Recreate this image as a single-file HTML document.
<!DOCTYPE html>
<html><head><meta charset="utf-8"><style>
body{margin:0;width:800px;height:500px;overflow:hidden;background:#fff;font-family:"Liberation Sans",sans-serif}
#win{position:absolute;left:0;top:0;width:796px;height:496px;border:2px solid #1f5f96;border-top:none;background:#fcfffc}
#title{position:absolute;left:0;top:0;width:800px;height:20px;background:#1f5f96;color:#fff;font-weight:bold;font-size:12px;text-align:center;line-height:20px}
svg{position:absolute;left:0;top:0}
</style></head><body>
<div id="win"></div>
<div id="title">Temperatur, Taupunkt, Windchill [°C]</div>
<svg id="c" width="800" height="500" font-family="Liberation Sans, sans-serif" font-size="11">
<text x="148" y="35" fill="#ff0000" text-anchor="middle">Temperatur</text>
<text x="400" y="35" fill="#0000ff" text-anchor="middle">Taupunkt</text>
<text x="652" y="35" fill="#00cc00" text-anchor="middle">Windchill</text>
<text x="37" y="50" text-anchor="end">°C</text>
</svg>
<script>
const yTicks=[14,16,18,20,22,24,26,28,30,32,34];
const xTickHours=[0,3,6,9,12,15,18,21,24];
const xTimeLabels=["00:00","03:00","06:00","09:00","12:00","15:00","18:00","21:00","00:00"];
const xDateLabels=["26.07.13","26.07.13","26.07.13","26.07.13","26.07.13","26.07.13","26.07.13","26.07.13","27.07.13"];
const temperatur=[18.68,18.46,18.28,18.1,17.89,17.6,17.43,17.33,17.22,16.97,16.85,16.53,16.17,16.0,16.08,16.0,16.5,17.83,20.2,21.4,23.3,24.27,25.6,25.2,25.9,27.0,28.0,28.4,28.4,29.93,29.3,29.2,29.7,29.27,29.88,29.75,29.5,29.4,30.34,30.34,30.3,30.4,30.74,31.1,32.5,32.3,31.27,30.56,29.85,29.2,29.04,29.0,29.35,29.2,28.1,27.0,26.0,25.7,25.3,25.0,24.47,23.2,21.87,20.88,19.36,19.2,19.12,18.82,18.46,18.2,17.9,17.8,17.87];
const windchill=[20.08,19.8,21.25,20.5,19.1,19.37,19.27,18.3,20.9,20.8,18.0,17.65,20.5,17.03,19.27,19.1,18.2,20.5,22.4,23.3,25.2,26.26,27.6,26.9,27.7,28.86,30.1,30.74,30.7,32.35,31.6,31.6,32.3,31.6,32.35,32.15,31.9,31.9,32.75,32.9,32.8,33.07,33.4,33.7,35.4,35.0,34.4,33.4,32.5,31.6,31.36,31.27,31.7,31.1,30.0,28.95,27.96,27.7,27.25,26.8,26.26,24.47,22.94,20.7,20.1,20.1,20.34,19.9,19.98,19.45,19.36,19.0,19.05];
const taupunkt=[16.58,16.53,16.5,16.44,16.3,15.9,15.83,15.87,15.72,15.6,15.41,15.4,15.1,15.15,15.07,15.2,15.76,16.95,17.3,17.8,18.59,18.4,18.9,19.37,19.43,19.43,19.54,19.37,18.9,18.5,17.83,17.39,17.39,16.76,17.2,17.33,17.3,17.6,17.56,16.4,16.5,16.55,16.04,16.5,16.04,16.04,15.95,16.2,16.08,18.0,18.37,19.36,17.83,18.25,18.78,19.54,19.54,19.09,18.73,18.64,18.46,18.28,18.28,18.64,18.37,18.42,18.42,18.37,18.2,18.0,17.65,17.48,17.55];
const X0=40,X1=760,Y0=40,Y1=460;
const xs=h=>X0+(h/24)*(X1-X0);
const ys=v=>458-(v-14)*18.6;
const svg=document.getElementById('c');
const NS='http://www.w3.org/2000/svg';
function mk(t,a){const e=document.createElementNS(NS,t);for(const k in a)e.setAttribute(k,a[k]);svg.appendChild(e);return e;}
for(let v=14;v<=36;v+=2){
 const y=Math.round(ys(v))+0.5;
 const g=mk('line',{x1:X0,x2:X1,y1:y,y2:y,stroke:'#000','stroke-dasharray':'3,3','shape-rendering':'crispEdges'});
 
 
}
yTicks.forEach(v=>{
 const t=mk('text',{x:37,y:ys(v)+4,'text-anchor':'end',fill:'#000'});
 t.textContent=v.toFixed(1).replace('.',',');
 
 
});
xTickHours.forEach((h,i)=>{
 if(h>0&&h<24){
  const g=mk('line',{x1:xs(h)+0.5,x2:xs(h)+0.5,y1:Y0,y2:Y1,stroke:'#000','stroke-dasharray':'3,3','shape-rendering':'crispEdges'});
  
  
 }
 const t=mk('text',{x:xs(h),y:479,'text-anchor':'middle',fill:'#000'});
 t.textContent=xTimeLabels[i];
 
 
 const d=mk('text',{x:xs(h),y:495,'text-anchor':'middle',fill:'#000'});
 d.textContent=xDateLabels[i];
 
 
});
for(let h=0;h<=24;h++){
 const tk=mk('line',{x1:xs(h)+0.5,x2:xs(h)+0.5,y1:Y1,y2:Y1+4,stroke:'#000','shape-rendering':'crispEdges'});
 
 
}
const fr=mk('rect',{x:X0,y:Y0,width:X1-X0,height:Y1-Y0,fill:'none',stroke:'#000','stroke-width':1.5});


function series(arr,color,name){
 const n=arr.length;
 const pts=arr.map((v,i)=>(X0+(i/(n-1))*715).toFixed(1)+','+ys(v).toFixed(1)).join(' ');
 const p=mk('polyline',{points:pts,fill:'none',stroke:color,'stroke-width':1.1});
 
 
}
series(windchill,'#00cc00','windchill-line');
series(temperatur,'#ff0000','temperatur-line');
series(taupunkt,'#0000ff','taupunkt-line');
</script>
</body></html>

---

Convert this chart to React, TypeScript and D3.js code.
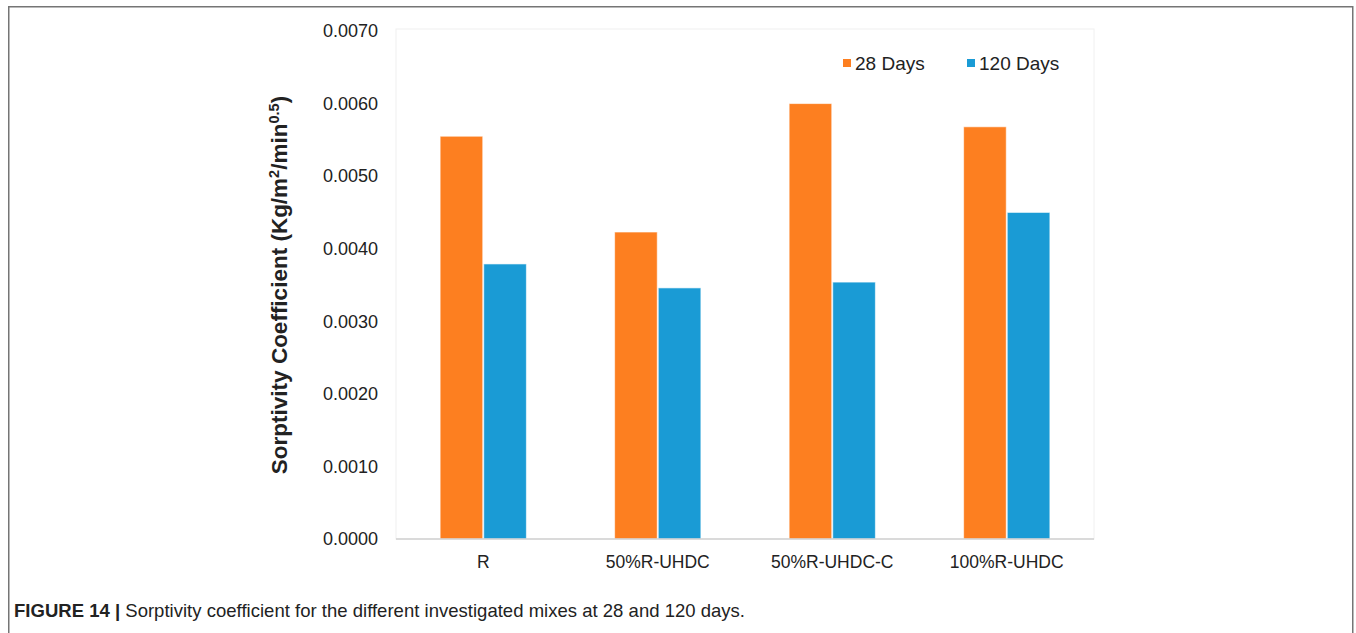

• [REQUEST] Each line of the material that holds the string "this" counts once; give the total alone.

• [FULL RESPONSE] 2